One of the first assignments I give in my introduction class is to ask students to create a one-page comic, using no words, that explains to a reader how to tie a shoelace. I ask them to imagine giving their comic to an alien that speaks no earth language (but needs its laces tied!). There is something incredibly humbling about this assignment. It makes students very aware that knowing how to do something is very different from being able to draw it.

The students’ drawings usually succeed or fail, with little in between. The students that fail tend to fail miserably. They are more concerned with trying to make an interesting drawing. They include all sorts of extraneous information, employ all kinds of distracting panel configurations, and often need to get their “character” involved.

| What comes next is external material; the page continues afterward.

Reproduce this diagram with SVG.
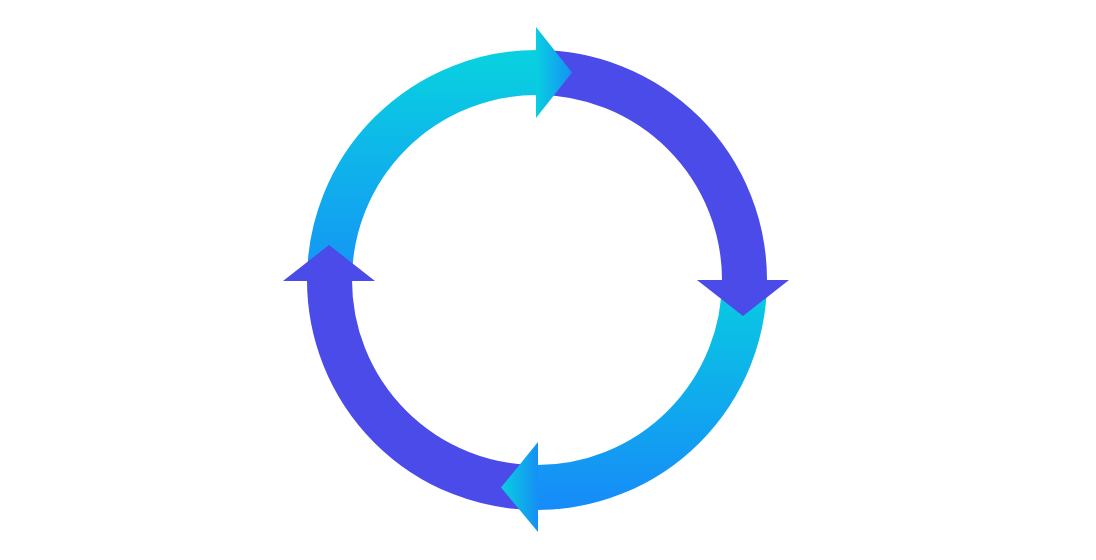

The students that succeed do so because they think like graphic designers. They zero-in on the information that needs to be conveyed and make sure that’s what is front and center.

As the old saying goes, it is okay to decorate construction but it is not okay to construct decoration. Comics are more about designing than drawing. A cartoonist does not have to draw well to be successful. Many of the comic strips that appear in the daily newspaper are proof of that. One may argue that the drawings of Cathy Guisewite or Scott Adams are charming or quirky, but few would attest to their rendering skills. The drawings don’t have to be rendered well to succeed, but they do have to be clear.

This assignment shows how difficult it is to convey information visually even when you have a clear objective. Without a clear sense of where you are going, the task is that much harder. When working on a story, I know I shouldn’t start creating “finished” pages until I feel my objectives are clear.